Wells Fargo (WFC 0.45%) today reported earnings of roughly $3 billion, or $0.64 per diluted share, on total revenue of about $17.9 billion, beating analysts' estimates on profits but missing on revenue.

The quarter included a reserve release of roughly $763 million, which the bank attributed mostly to its recent sale of its student loan portfolio. After net charge-offs (debt unlikely to be collected) of $584 million, the release boosted profits by about $179 million.

For the full year 2020, Wells Fargo saw its total profits drop 83% from 2019, mainly due to struggles in the first half of the year.

Wells Fargo

Image source: Wells Fargo.

Still, the bank seems to be making progress on improving its internal risk management and controls, which it needs to do in order to be released from consent orders the bank is still operating under as a result of its phony-accounts scandal. The bank also continues to exit operations that aren't core to its main U.S. business.

"With a more consistent broad-based recovery and as we continue to press forward with our agenda, we expect you will see that this franchise is capable of much more," CEO Charlie Scharf said in a statement.

Net interest income in the quarter declined from the third quarter, mainly as the bank continues to deal with the impact from lower interest rates and lower loan demand.

But the net interest margin, the difference between what the bank makes on interest-earning assets such as loans and what it pays out on interest-bearing liabilities such as deposits, remained flat from the third quarter at 2.13%.

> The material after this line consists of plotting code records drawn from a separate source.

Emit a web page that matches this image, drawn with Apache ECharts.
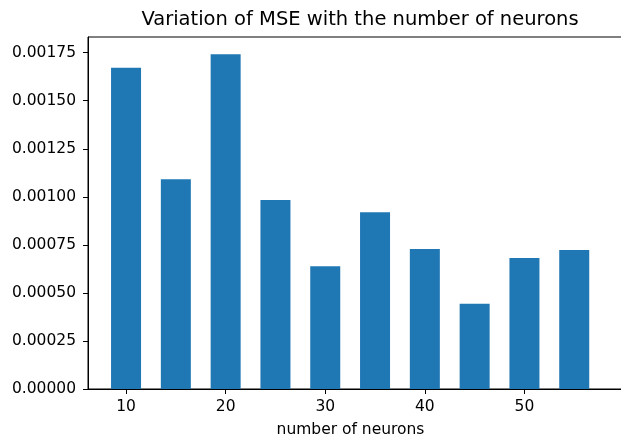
<!DOCTYPE html>
<html><head><meta charset="utf-8">
<script src="https://cdn.jsdelivr.net/npm/echarts@6/dist/echarts.min.js"></script>
<style>html,body{margin:0;padding:0;background:#fff;overflow:hidden}#c{width:660px;height:436px}</style>
</head><body><div id="c"></div>
<script>
const neurons = [10, 15, 20, 25, 30, 35, 40, 45, 50, 55];
const mse = [0.001672, 0.001092, 0.001742, 0.000983, 0.000639, 0.000920, 0.000729, 0.000443, 0.000681, 0.000723];
const xTicks = [10, 20, 30, 40, 50];
const yTicks = [0, 0.00025, 0.0005, 0.00075, 0.001, 0.00125, 0.0015, 0.00175];
const titleText = 'Variation of MSE with the number of neurons';
const xLabel = 'number of neurons';

const font = 'DejaVu Sans';
const chart = echarts.init(document.getElementById('c'), null, {renderer: 'canvas'});
chart.setOption({
  animation: false,
  backgroundColor: '#fff',
  graphic: [
    {type: 'text', x: 360, y: 20.3, style: {text: titleText, textAlign: 'center', textVerticalAlign: 'middle',
      font: '19.5px "DejaVu Sans"', fill: '#000'}},
    {type: 'text', x: 350.5, y: 429.6, style: {text: xLabel, textAlign: 'center', textVerticalAlign: 'middle',
      font: '15.5px "DejaVu Sans"', fill: '#000'}}
  ],
  grid: {left: 88, top: 37, width: 546, height: 352, show: true, borderColor: '#000', borderWidth: 1},
  xAxis: {
    type: 'value', min: 6.18, max: 61,
    splitLine: {show: false},
    axisLine: {lineStyle: {color: '#000', width: 1}},
    axisTick: {customValues: xTicks, length: 5, lineStyle: {color: '#000'}},
    axisLabel: {customValues: xTicks, margin: 10, fontFamily: font, fontSize: 15.5, color: '#000'}
  },
  yAxis: {
    type: 'value', min: 0, max: 0.0018316,
    splitLine: {show: false},
    axisLine: {show: true, lineStyle: {color: '#000', width: 1}},
    axisTick: {show: true, customValues: yTicks, length: 5, lineStyle: {color: '#000'}},
    axisLabel: {customValues: yTicks, margin: 12, fontFamily: font, fontSize: 15.5, color: '#000',
      formatter: v => v.toFixed(5)}
  },
  series: [{
    type: 'bar',
    barWidth: 30,
    data: neurons.map((n, i) => [n, mse[i]]),
    itemStyle: {color: '#1f77b4'}
  }]
});
</script></body></html>
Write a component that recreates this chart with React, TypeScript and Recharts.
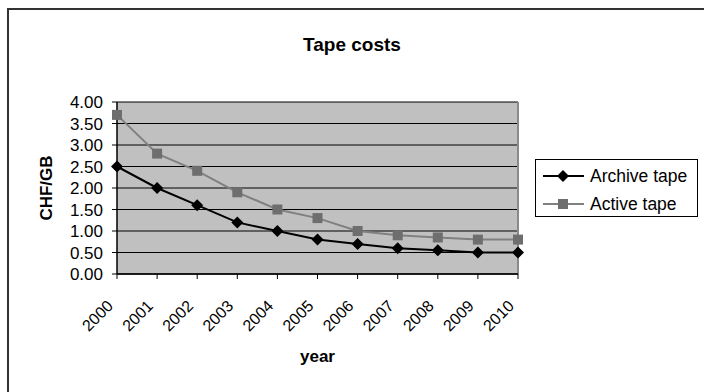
import { LineChart, Line, XAxis, YAxis, CartesianGrid, Legend, ReferenceLine } from "recharts";

const years = ["2000", "2001", "2002", "2003", "2004", "2005", "2006", "2007", "2008", "2009", "2010"];
const archiveTape = [2.5, 2.0, 1.6, 1.2, 1.0, 0.8, 0.7, 0.6, 0.55, 0.5, 0.5];
const activeTape = [3.7, 2.8, 2.4, 1.9, 1.5, 1.3, 1.0, 0.9, 0.85, 0.8, 0.8];
const yTicks = [0, 0.5, 1, 1.5, 2, 2.5, 3, 3.5, 4];

const data = years.map((year, i) => ({ year, archive: archiveTape[i], active: activeTape[i] }));

const FONT = "Arial, 'Liberation Sans', sans-serif";
const ACTIVE_LINE = "#808080";
const ACTIVE_MARK = "#6e6e6e";

const Diamond = ({ cx, cy, r = 6 }: any) => {
  if (cx == null || cy == null) return null;
  return <polygon points={`${cx},${cy - r} ${cx + r},${cy} ${cx},${cy + r} ${cx - r},${cy}`} fill="#000" />;
};

const Square = ({ cx, cy, s = 10 }: any) => {
  if (cx == null || cy == null) return null;
  return <rect x={cx - s / 2} y={cy - s / 2} width={s} height={s} fill={ACTIVE_MARK} />;
};

const YearTick = ({ x, y, payload }: any) => (
  <g transform={`translate(${x},${y})`}>
    <text x={-3} y={26} textAnchor="end" transform="rotate(-45, -3, 26)" fontSize={16} fill="#000" fontFamily={FONT}>
      {payload.value}
    </text>
  </g>
);

const YearLabel = ({ viewBox }: any) => (
  <text x={viewBox.x + viewBox.width / 2} y={viewBox.y + 88} textAnchor="middle" fontSize={17} fontWeight="bold" fontFamily={FONT} fill="#000">
    year
  </text>
);

const CostLabel = ({ viewBox }: any) => {
  const cx = viewBox.x - 11;
  const cy = viewBox.y + viewBox.height / 2;
  return (
    <text x={cx} y={cy} textAnchor="middle" dominantBaseline="central" transform={`rotate(-90, ${cx}, ${cy})`} fontSize={17} fontWeight="bold" fontFamily={FONT} fill="#000">
      CHF/GB
    </text>
  );
};

const LegendBox = () => {
  const rows = [
    { name: "Archive tape", color: "#000", mark: <Diamond cx={27} cy={14} r={6} /> },
    { name: "Active tape", color: ACTIVE_LINE, mark: <Square cx={27} cy={14} s={10} /> },
  ];
  return (
    <div style={{ width: 163, height: 58, boxSizing: "border-box", border: "1px solid #000", background: "#fff", paddingTop: 2 }}>
      {rows.map((r) => (
        <div key={r.name} style={{ display: "flex", alignItems: "center", height: 28 }}>
          <svg width={54} height={28} style={{ display: "block" }}>
            <line x1={7} y1={14} x2={48} y2={14} stroke={r.color} strokeWidth={2} />
            {r.mark}
          </svg>
          <span style={{ fontFamily: FONT, fontSize: 17.5, color: "#000", lineHeight: "28px" }}>{r.name}</span>
        </div>
      ))}
    </div>
  );
};

export default function App() {
  return (
    <div style={{ position: "absolute", left: 0, top: 0, width: 704, height: 392, overflow: "hidden", background: "#fff" }}>
      <div style={{ position: "absolute", left: 7, top: 8, width: 740, height: 420, border: "2px solid #333" }} />
      <div
        style={{
          position: "absolute",
          left: 0,
          top: 34,
          width: 704,
          textAlign: "center",
          fontFamily: FONT,
          fontWeight: "bold",
          fontSize: 19,
          lineHeight: "22px",
          color: "#000",
        }}
      >
        Tape costs
      </div>
      <div style={{ position: "absolute", left: 0, top: 0 }}>
        <LineChart width={704} height={392} data={data} margin={{ top: 102, right: 186, bottom: 58, left: 57 }}>
          <CartesianGrid vertical={false} stroke="#000" fill="#c0c0c0" fillOpacity={1} />
          <XAxis
            dataKey="year"
            height={60}
            tick={<YearTick />}
            tickSize={5}
            tickLine={{ stroke: "#000" }}
            axisLine={{ stroke: "#000", strokeWidth: 1.5 }}
            interval={0}
            label={<YearLabel />}
          />
          <YAxis
            width={60}
            domain={[0, 4]}
            ticks={yTicks}
            interval={0}
            tickFormatter={(v: number) => v.toFixed(2)}
            tick={{ fill: "#000", fontSize: 17, fontFamily: FONT }}
            tickSize={5}
            tickMargin={9}
            tickLine={{ stroke: "#000" }}
            axisLine={{ stroke: "#000", strokeWidth: 1.5 }}
            label={<CostLabel />}
          />
          <ReferenceLine x="2010" stroke="#8a8a8a" strokeWidth={2} />
          <Line
            type="linear"
            dataKey="active"
            name="Active tape"
            stroke={ACTIVE_LINE}
            strokeWidth={2}
            dot={<Square s={10} />}
            activeDot={false}
            isAnimationActive={false}
          />
          <Line
            type="linear"
            dataKey="archive"
            name="Archive tape"
            stroke="#000"
            strokeWidth={2}
            dot={<Diamond r={6} />}
            activeDot={false}
            isAnimationActive={false}
          />
          <Legend
            layout="horizontal"
            align="center"
            verticalAlign="middle"
            content={<LegendBox />}
            wrapperStyle={{ left: 535, top: 159, width: 163, height: 58, bottom: "auto" }}
          />
        </LineChart>
      </div>
    </div>
  );
}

Total nonperforming assets including loans past due increased to 1% of total loans, up from 0.89% in the third quarter.

While expenses in the fourth quarter dropped from the third quarter (because revenue also dropped), the efficiency ratio, a measure of noninterest expenses expressed as a percentage of revenue (lower is better), climbed to 83%.

Shares of Wells Fargo were down about 1.3% in pre-market trading.